I was not aware that Belasheshe was a thing back in Bengal when I watched it recently. It served as a great reminder of what the traditional definition of love in marriage meant where I come from. It is not about any of the things that a modernist, western view of love deems important. You each fulfill your role in the family with the greatest dedication and along the way there are tiny points of intersection where the couple builds their marriage, one tiny bit at a time. It takes a life time of effort and devotion to the cause that is greater than the two people in the marriage. 

The pay-out as seen in the movie is being loved, respected and surrounded by children and grand-children. The person and individuality takes a secondary role to the institution. Love is not hyper-personalized either. It is a very different way of viewing the value of one's own life - measured in ways that have little to do with personal goals and aspirations. The matriarch in the movie is the ideal Bengali wife of a time that no longer exists home or abroad. 

I am going to guess the movie did as well as it did because the the old couple who anchor the movie, represent nostalgia for a way of life where the rules of engagement made marriage far less complex than it is today. And after fifty years of building steady habits, the couple would find themselves helpless and incomplete without each other.

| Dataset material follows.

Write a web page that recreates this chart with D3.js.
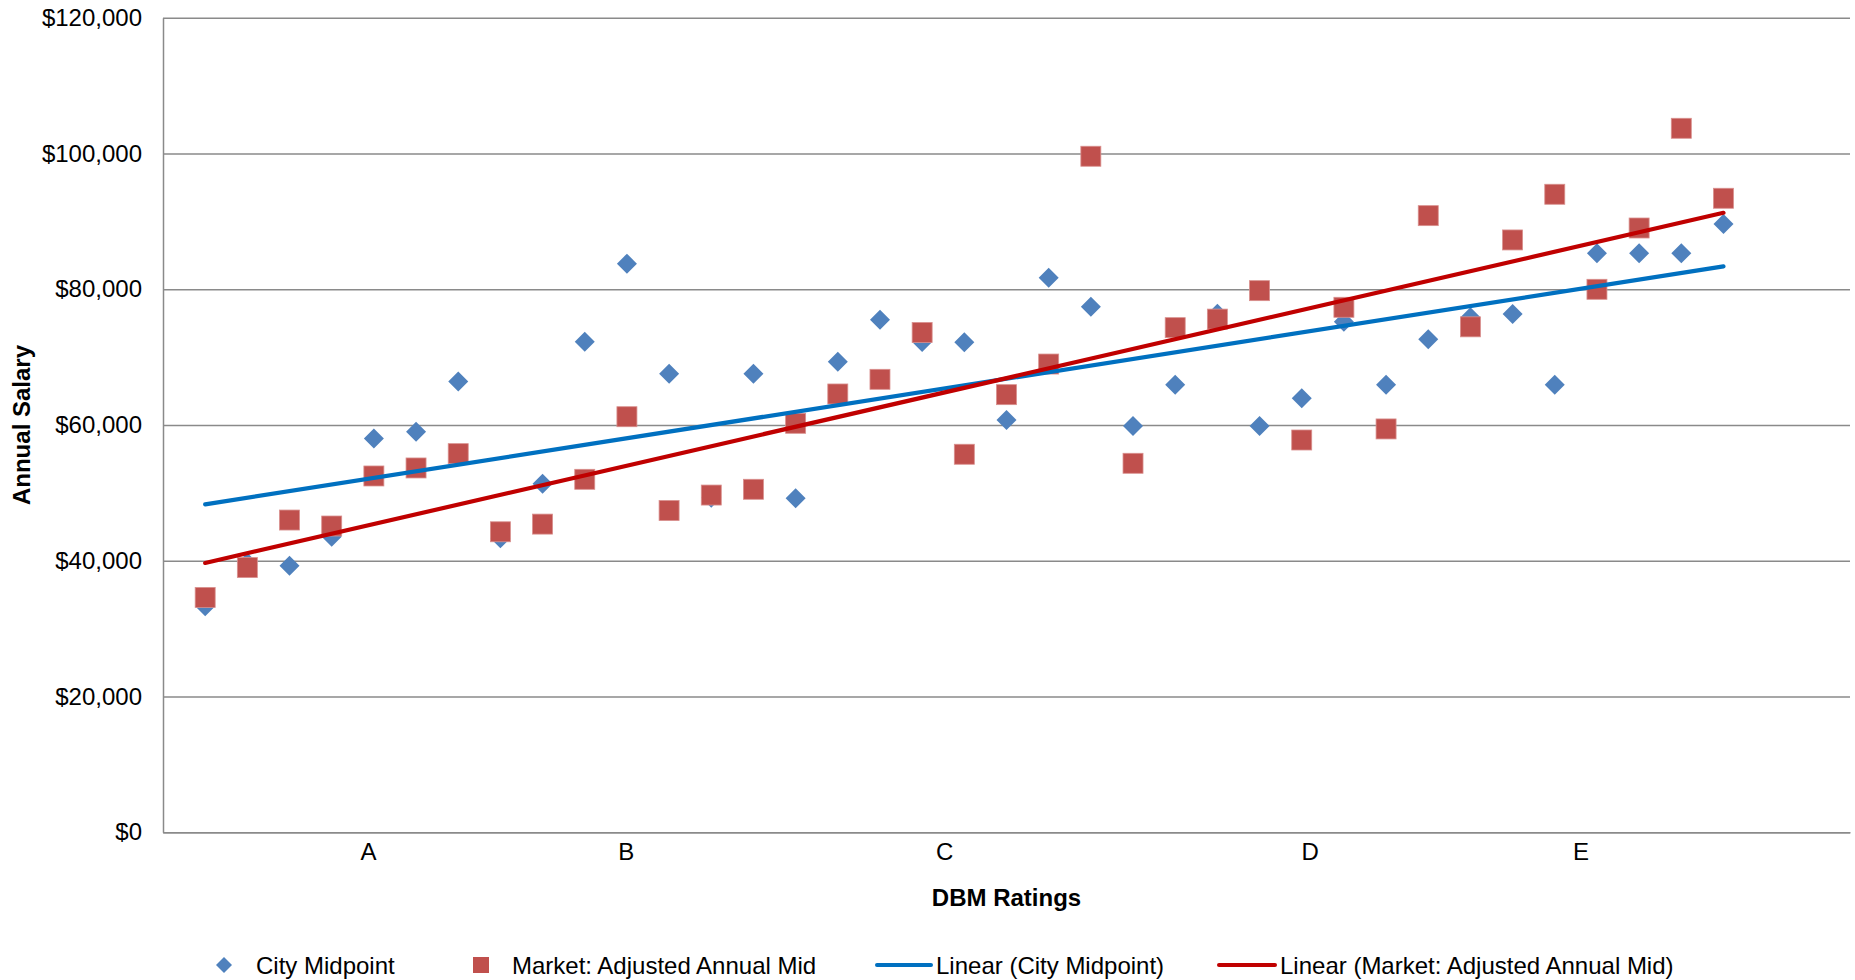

Achieving that state was considered the nirvana of marriage, It did not matter that touch was limited if any, that birthdays were never remembered, that a spouse's need for attention was overlooked to care for an elderly relative. The expressions of love were terribly mundane and indeed that was the hallmark of their authenticity. To tell your spouse that you love them would be considered insincere and a sign of great affectation. Depending on one's definition of what a marriage "working" is, this could be an ideal to aspire.